Модель мира, созданная реализмом XIX века, представляла собой конструкцию, обладающую внутренней целостностью и динамизмом, поскольку строилась на убеждении художника в возможности улучшить реальный мир, в конечной победе добра и справедливости. В результате такого убеждения возникало то самое напряжение между идеальным и реальным состоянием человека (аналогичное мифологическому противопоставлению верх — низ), в зоне которого и складывались реалистические характеры.
В реалистической модели мира было немало нереалистических, иррациональных отклонений, которые и придают ни с чем не сравнимый шарм этому направлению. Мне нравится лукавство отечественных реалистов, сочетание партизанских вылазок в народную метафизику и верности писательскому долгу (в деле обеспечения сюжетной композиции). В родной литературе всегда была значима роль предметов, вроде чеховского ружья, которое непременно должно было выстрелить во славу развязки и роли случая. Не менее существенны и милы мистические пикантности: вещие сны, некоторые числа, «говорящие» фамилии, топонимика и уж, конечно, переклички душевных переживаний героя и состояния природы. «Умирающий и воскрешающий» старый дуб из «Войны и мира» — главное дерево российской словесности. Мы все сидим под ним — и слава Богу.
Когда в конце XIX века наступило широкое разочарование художников в аналитических путях познания, произошла ремифологизация искусства, возникло, как пишут три автора, «неомифологическое» искусство, обращенное к архаистическому мироощущению. Под влиянием Вагнера и Ницше оно стремилось к такой емкой передаче вечной, архетипической проблематики, чтобы она включила в себя и социально-нравственные коллизии современности.
От символистского романа до латиноамериканской прозы второй половины XX века — всюду видны активное использование мифологических структур, мерцание различных точек зрения, возрастание авторской иронии, стремление к панэстетизму с его верой в красоту, которая призвана при благоприятных условиях «спасти мир», наконец, отождествление с мифом исторических ситуаций.

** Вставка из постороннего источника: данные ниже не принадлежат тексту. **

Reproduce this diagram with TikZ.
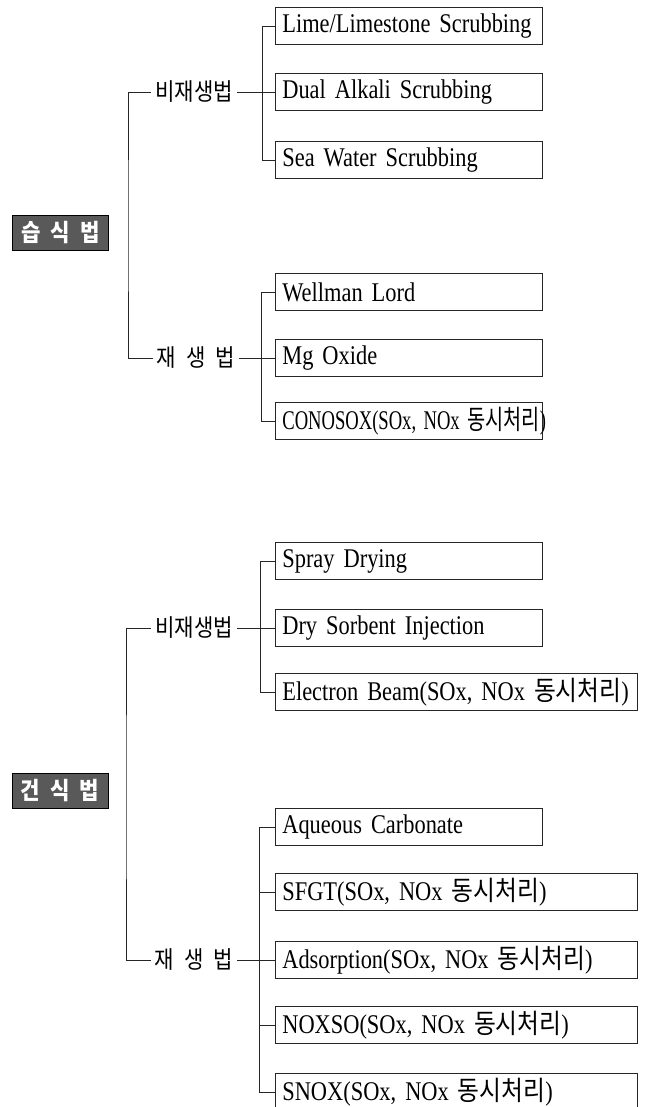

Да, но когда бесчисленное число писателей XX века, от Мережковского и Белого до Моравиа и Бютора, так или иначе оказываются в «неомифологических» шеренгах, невольно закрадывается подозрение, не слишком ли расширены границы понятия мифа, не стал ли панмифологизм интерпретируемых произведений отражением панмифологического сознания интерпретаторов. Если фундаментальный признак «неомифологической» продукции состоит в том, что функцию мифов в ней «выполняют художественные тексты, а роль мифологем — цитаты и перефразировки из этих текстов», то, принимая во внимание, что «философия, наука и искусство стремятся (в произведениях XX в.) к синтезу и влияют друг на друга значительно сильнее, чем на предыдущих этапах развития культуры», не проще ли всю художественную культуру нашего века объявить «неомифологизмом»? По-моему, если во всем искать архетипическую основу, во всем можно ее и найти. Земной путь человека от рождения до смерти усеян архетипическими ситуациями.
Понятна панмифологическая страстность ученых, отвергнувших в советских условиях теорию мифологии как «сумму заблуждений древних». Религиозный, порыв и аккуратный профессорский либерализм пожали друг другу руки и сообща показали фигу в кармане социализму с брежневским лицом. Но изучение мифа с целью демонстрации его функционирования для развенчания той или иной идеологии, которая является выхолощенным вариантом мифа, (к примеру, народ и вождь), может быть подспорьем только для диссидентских выкладок. Такое изучение достойно некоторого уважения, но не более того. Панмифологизм сработал как прием гражданского неповиновения, а затем быстро вышел из моды. Однако проснувшийся интерес к мифу выше культурных или политических потребностей. Мифология — скелет жизни, размениваться не стоит.
2. Маски бога и банка «кока-колы»
«Короли» структурной лингвистики В.Иванов и В.Топоров занялись реконструкцией древнейших мифологических систем средствами семиотики. В их задачу входит воссоздание основного мифа — собственно, речь идет о человеческом жизнеобеспечении в прямом смысле этого слова.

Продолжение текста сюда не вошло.